Examiner: Lars Hammarstrand
More reasonable decisions regarding path security rely on a better understanding of the surrounding environment. The perception collects measurements from the environment using sensors, such as cameras, lidars and radars. Based on the collected data, the location and class of objects are predicted by object detection algorithms.
There are different detection methods based on single or multiple sensors. To fully use the characteristics from various sensors, combining the information from multiple sensors may be a potential prospect, so-called sensor fusion. Sensor fusion can
achieve more reliable results by the complementary information from different sensors. It is certified that trained deep neural networks have the strength to achieve accurate object detection.

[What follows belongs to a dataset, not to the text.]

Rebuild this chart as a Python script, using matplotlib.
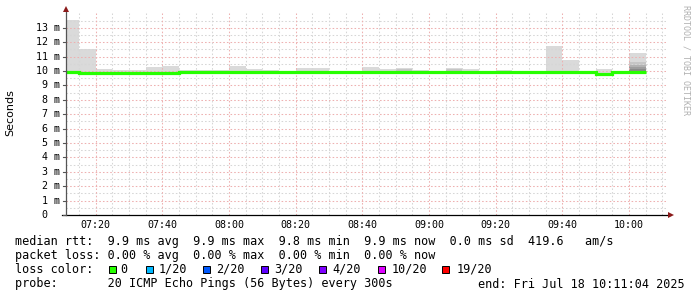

The main objective of this thesis is to investigate how the lidar-only deep model CenterPoint can be improved by also considering camera information. One of the common ways to extract object classification from a camera is semantic segmentation, partitioning the pixels with semantic labels. The semantic segmentation scores for relevant objects should help object detection. Hence, this thesis focuses on the following research questions: 1) Can the CenterPoint algorithm
be improved by including semantic information from a camera? If so, by how much? 2) Are there situations where fusing with the segmentation information degrade the result? 3) What are the reasons causing the differences?
We propose a fusion strategy called Painted CenterPoint, inspired by the PointPainting fusion algorithm. After projecting lidar point clouds on images, points are painted with the corresponding segmentation scores. Then employ the CenterPoint on painted point clouds to achieve the final detection results. The segmentation methods would differ how PointPainting benefits the lidar detector in different metrics and scenarios, so we introduce three segmentation methods: DeepLabV3, DeepLabV3+ and Hierarchical Multi-scale Attention (HMA). We train the fusion models on a simple KITTI training set to detect and classify Vehicle, Pedestrian and Cyclist classes. Then the model is evaluated on KITTI metrics and also cross evaluated on nuScenes to test the robustness. The final results indicate that CenterPoint can be improved by the "paint" strategy. In conclusion, Painted CenterPoint with DeepLabV3 gives the most unstable results. And Painted CenterPoint with HMA gives the highest improvements and precision on KITTI. The performance of DeepLabV3+ is somewhere in between. Keywords: Deep Learning, Image Segmentation, Object Detection, Sensor Fusion.